Film: A movie center second only to Tinseltown itself, New York has hundreds of modern cinema complexes and arthouse cinemas. Cinemas worth visiting include AMC Loews Lincoln Square 13, Broadway at 68th Street (tel: (212) 336 5000/20; website: www.enjoytheshow.com), which is more a theme park than a multiplex, and The Ziegfeld, 141 West 54th Street, between Sixth and Seventh Avenues (tel: (212) 307 1862; website: www.clearviewcinemas.com), which often holds glitzy premieres and is the grandest picture palace in town - once home to the Ziegfeld Follies. Arthouse movies are screened at Angelika Film Center, 18 West Houston Street (tel: (212) 995 2000; website: www.angelikafilmcenter.com/newyork), Lincoln Plaza Cinemas, 1886 Broadway (tel: (212) 757 2280; website: http://lincolnplaza.moviefone.com), and Quad Cinema, 34 West 13th Street, between Fifth and Sixth Avenues (tel: (212) 255 8800; website: www.quadcinema.com). General information, show times and advanced tickets are available from Moviefone (tel: (212) 777 FILM (3456); website: www.moviefone.com).

New York has been portrayed through celluloid in a number of ways, ranging from the ridiculous yet enduring images of King Kong, swinging from the Empire State Building, in the 1933 classic starring Fay Wray and the 2005 version, to the psychological horrors of Martin Scorsese’s Taxi Driver (1976). In the latter, Robert De Niro plays the part of a mentally isolated New York cabbie and Vietnam vet, driven to violence by the decadence of the city. It is New York decadence of a slightly different nature that Alan Rudolph explores in Mrs Parker and the Vicious Circle (1994), which looks at New York literary life and society during the 1920s.

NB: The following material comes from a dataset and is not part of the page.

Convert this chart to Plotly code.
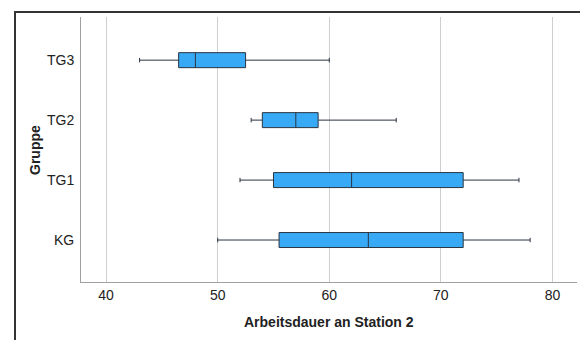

More recently, films shot in NYC have included One Fine Day (1996), The Mirror Has Two Faces (1996), Everyone Says I Love You (1996), The Devil’s Advocate (1997), Gangs of New York (2002), Spiderman 1 and 2 (2002 and 2004 respectively), The Day After Tomorrow (2004), Prime with Meryl Streep (2005) and Inside Man with Denzel Washington (2006).

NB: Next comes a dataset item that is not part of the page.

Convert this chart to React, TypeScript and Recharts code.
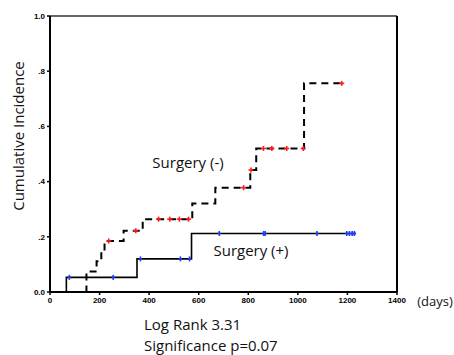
import React from "react";
import {
  ComposedChart,
  Line,
  Scatter,
  XAxis,
  YAxis,
  ReferenceLine,
} from "recharts";

// Surgery (-) : cumulative incidence step curve (days, value)
const noSurgeryDays = [0, 147, 188, 207, 220, 297, 374, 574, 667, 808, 832, 1025, 1180];
const noSurgeryValues = [0, 0.074, 0.111, 0.148, 0.185, 0.222, 0.264, 0.321, 0.378, 0.442, 0.52, 0.756, 0.756];
// Surgery (-) censored observations
const noSurgeryCensorDays = [237, 346, 438, 483, 522, 559, 781, 811, 861, 895, 955, 1022, 1177];
const noSurgeryCensorValues = [0.185, 0.222, 0.264, 0.264, 0.264, 0.264, 0.378, 0.442, 0.52, 0.52, 0.52, 0.52, 0.756];

// Surgery (+) : cumulative incidence step curve
const surgeryDays = [0, 66, 351, 571, 1235];
const surgeryValues = [0, 0.053, 0.12, 0.212, 0.212];
// Surgery (+) censored observations
const surgeryCensorDays = [78, 255, 365, 526, 563, 683, 862, 868, 1077, 1197, 1208, 1219, 1228];
const surgeryCensorValues = [0.053, 0.053, 0.12, 0.12, 0.12, 0.212, 0.212, 0.212, 0.212, 0.212, 0.212, 0.212, 0.212];

const xTicks = [0, 200, 400, 600, 800, 1000, 1200, 1400];
const yTicks = [0, 0.2, 0.4, 0.6, 0.8, 1.0];

const toPoints = (days: number[], vals: number[]) =>
  days.map((d, i) => ({ day: d, v: vals[i] }));

const noSurgeryData = toPoints(noSurgeryDays, noSurgeryValues);
const noSurgeryCensor = toPoints(noSurgeryCensorDays, noSurgeryCensorValues);
const surgeryData = toPoints(surgeryDays, surgeryValues);
const surgeryCensor = toPoints(surgeryCensorDays, surgeryCensorValues);

const yFmt = (v: number) => {
  if (v === 0) return "0.0";
  if (v === 1) return "1.0";
  return "." + Math.round(v * 10);
};

const makePlus = (color: string, w: number, h: number) => (props: any) => {
  const { cx, cy } = props;
  if (cx == null || cy == null) return <g />;
  return (
    <g>
      <line x1={cx - w} y1={cy} x2={cx + w} y2={cy} stroke={color} strokeWidth={1.6} />
      <line x1={cx} y1={cy - h} x2={cx} y2={cy + h} stroke={color} strokeWidth={1.6} />
    </g>
  );
};

const TXT = "'Open Sans', Lato, sans-serif";

const Txt = ({ x, y, size, children, rotate }: any) => (
  <div
    style={{
      position: "absolute",
      left: x,
      top: y,
      transform: `translate(-50%, -50%)${rotate ? ` rotate(${rotate}deg)` : ""}`,
      fontFamily: TXT,
      fontSize: size,
      color: "#111",
      whiteSpace: "nowrap",
      lineHeight: 1,
    }}
  >
    {children}
  </div>
);

const tickStyle = {
  fontSize: 8,
  fontWeight: 700,
  fill: "#000",
  fontFamily: "'Liberation Sans', Arial, sans-serif",
};

export default function App() {
  return (
    <div style={{ position: "absolute", left: 0, top: 0, width: 454, height: 355, background: "#fff" }}>
      <ComposedChart
        width={454}
        height={355}
        margin={{ top: 16, right: 57, bottom: 43, left: 20 }}
      >
        <XAxis
          dataKey="day"
          type="number"
          domain={[0, 1400]}
          ticks={xTicks}
          interval={0}
          axisLine={{ stroke: "#000", strokeWidth: 2 }}
          tickLine={{ stroke: "#000", strokeWidth: 1.5 }}
          tickSize={3}
          tick={tickStyle}
          height={20}
        />
        <YAxis
          dataKey="v"
          type="number"
          domain={[0, 1]}
          ticks={yTicks}
          interval={0}
          tickFormatter={yFmt}
          axisLine={{ stroke: "#000", strokeWidth: 2 }}
          tickLine={{ stroke: "#000", strokeWidth: 1.5 }}
          tickSize={3}
          tick={tickStyle}
          width={30}
        />
        <ReferenceLine y={1} stroke="#333" strokeWidth={1.5} />
        <ReferenceLine x={1400} stroke="#000" strokeWidth={2} />
        <Line
          data={noSurgeryData}
          dataKey="v"
          type="stepAfter"
          stroke="#000"
          strokeWidth={2}
          strokeDasharray="7 5"
          dot={false}
          activeDot={false}
          isAnimationActive={false}
        />
        <Line
          data={surgeryData}
          dataKey="v"
          type="stepAfter"
          stroke="#000"
          strokeWidth={1.6}
          dot={false}
          activeDot={false}
          isAnimationActive={false}
        />
        <Scatter
          data={noSurgeryCensor}
          dataKey="v"
          shape={makePlus("#ff1a1a", 2.5, 2.5)}
          isAnimationActive={false}
        />
        <Scatter
          data={surgeryCensor}
          dataKey="v"
          shape={makePlus("#1a3cff", 1.5, 2.5)}
          isAnimationActive={false}
        />
      </ComposedChart>
      <Txt x={18} y={136} size={15} rotate={-90}>Cumulative Incidence</Txt>
      <Txt x={188} y={162} size={15}>Surgery (-)</Txt>
      <Txt x={251} y={250} size={15}>Surgery (+)</Txt>
      <Txt x={435} y={301} size={13}>(days)</Txt>
      <div style={{ position: "absolute", left: 144, top: 317, fontFamily: TXT, fontSize: 15, color: "#111", lineHeight: 1, whiteSpace: "nowrap" }}>
        Log Rank 3.31
      </div>
      <div style={{ position: "absolute", left: 144, top: 338, fontFamily: TXT, fontSize: 15, color: "#111", lineHeight: 1, whiteSpace: "nowrap" }}>
        Significance p=0.07
      </div>
    </div>
  );
}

NYC has also been the backdrop for some very popular TV shows such as Saturday Night Live, NYPD Blue, Sex and the City and the Late Show with David Letterman.

Literary Notes: The vibrant city of New York has spawned some of America’s most celebrated writers and provided the backdrop and inspiration for countless best-selling novels and hit movies. Washington Square, at Fifth Avenue and Waverley Place, was home to the 19th-century aristocracy and provided the inspiration for the classic study of the American upper classes, Washington Square (1881), by New Yorker Henry James. Bohemian Greenwich Village has long been the favored haunt of America’s literati. The Chelsea Hotel, on West 23rd Street, is something of a writers’ emporium. Here Arthur Miller penned After the Fall (1964) and William Burroughs worked on Naked Lunch (1959). New Yorker Arthur Miller is celebrated as America’s greatest living playwright, whose numerous works have delighted Broadway and international audiences for decades. His knowledge of the Brooklyn waterfront helped to form his characters in his play A View From the Bridge (1955) and powerful reflections upon his home town are revealed in The Price (1968). New York’s most famous contemporary novelist is Paul Auster, who won international acclaim for The New York Trilogy (1987), a book comprising three novellas (City of Glass, Ghosts and The Locked Room) all set in New York. Edwin G Burrows and Mike Wallace’s Gotham (2001) is one of the most illuminating and readable histories of New York. One of the most striking works from the flurry of post-11 September 2001 publications is September 11: A Testimony (2001), assembled by press agency Reuters, with some of the most dramatic World Trade Center photographic images.